[erlang-questions] What is "Abandon carrier utilization limit" for?

Sverker Eriksson sverker.eriksson@REDACTED
Fri Oct 13 20:08:49 CEST 2017

On 10/13/2017 07:33 PM, Roger Lipscombe wrote:
>> So no, moving block between carrier does not even make sense.
> I guess I meant: can the VM copy the content to another block in a
> "live" carrier, thus freeing up this carrier, but I guess that'd
> involve updating all kinds of pointers, and that stuff happens at a
> higher level in the VM, right?

No, we don't do that. It can get very complicated in the general case as 
the higher level code has to update all pointers to the block in a 
thread-safe manner.

We did some experimental hacks for binary_alloc where it could maybe be 
feasible as the data is read-only.

>>> Or is it that, once a carrier falls below the threshold, the VM tries
>>> not to use it, so that it's more likely (assuming that the remaining
>>> content eventually gets freed) that it'll get returned to the OS?
>> Yes, that is the idea.
> Cool.
>>> Also: what is the default setting? The documentation says "de", but
>>> system_info is saying "0" for all of my allocators.

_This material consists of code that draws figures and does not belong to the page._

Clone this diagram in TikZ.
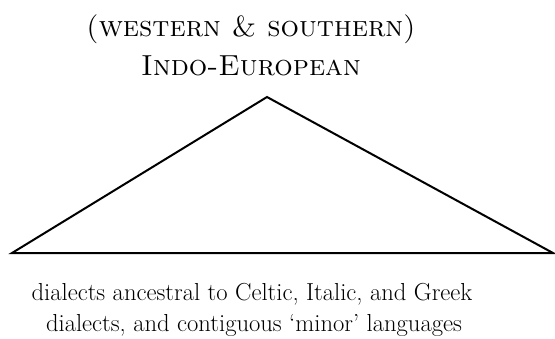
\documentclass[tikz,border=0pt]{standalone}
\begin{document}
\begin{tikzpicture}[x=1pt,y=-1pt,
  tri/.style={draw=black,line width=2pt,line join=miter},
  ttl/.style={font=\fontsize{29}{34}\selectfont,inner sep=0pt,anchor=base},
  captext/.style={font=\fontsize{24.6}{31}\selectfont,inner sep=0pt,anchor=base}]
\useasboundingbox (0,0) rectangle (555,338);
\coordinate (apex) at (267,97);
\coordinate (bl) at (12,253);
\coordinate (br) at (553,253);
\draw[tri] (apex) -- (bl) -- (br) -- cycle;
\node[ttl] (t1) at (251,36) {\textsc{(western \& southern)}};
\node[ttl] (t2) at (251,75) {\textsc{Indo-European}};
\node[captext] (c1) at (252,300) {dialects ancestral to Celtic, Italic, and Greek};
\node[captext] (c2) at (254,331) {dialects, and contiguous `minor' languages};
\end{tikzpicture}
\end{document}
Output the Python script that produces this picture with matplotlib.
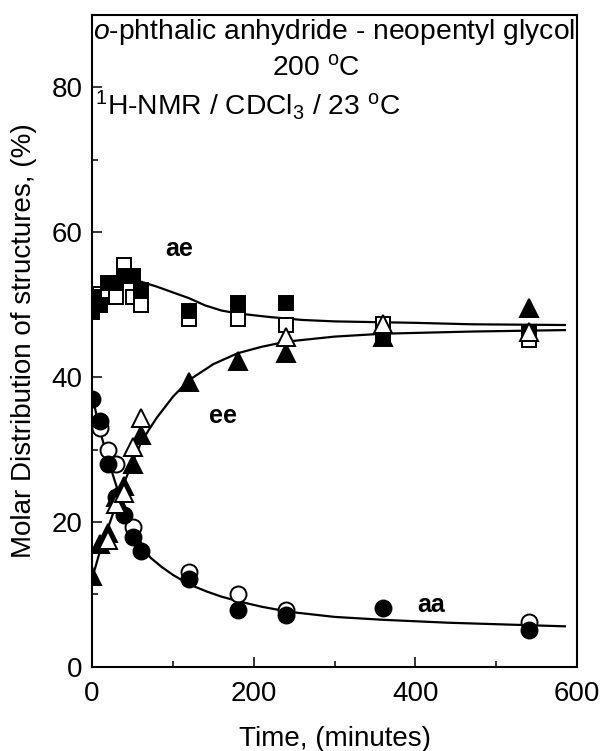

Is "de" choosing
>>> zero for me?
>> Hmm.... I'll be back...
> OTP 20-rc2, btw; I'll try a newer build... I'll be back... :)
system_info(allocator) only gives an overview which can be a bit misleading.
If you look at the individual allocator instances with for example

erlang:system_info({allocator, ets_alloc}).

you will see all instances except #0 have non zero values for 'acul'.

Instance #0 is a lock protected allocator used only by non-scheduler 
It disables carrier migration as only scheduler threads can use the 
lock-free carrier pool implementation.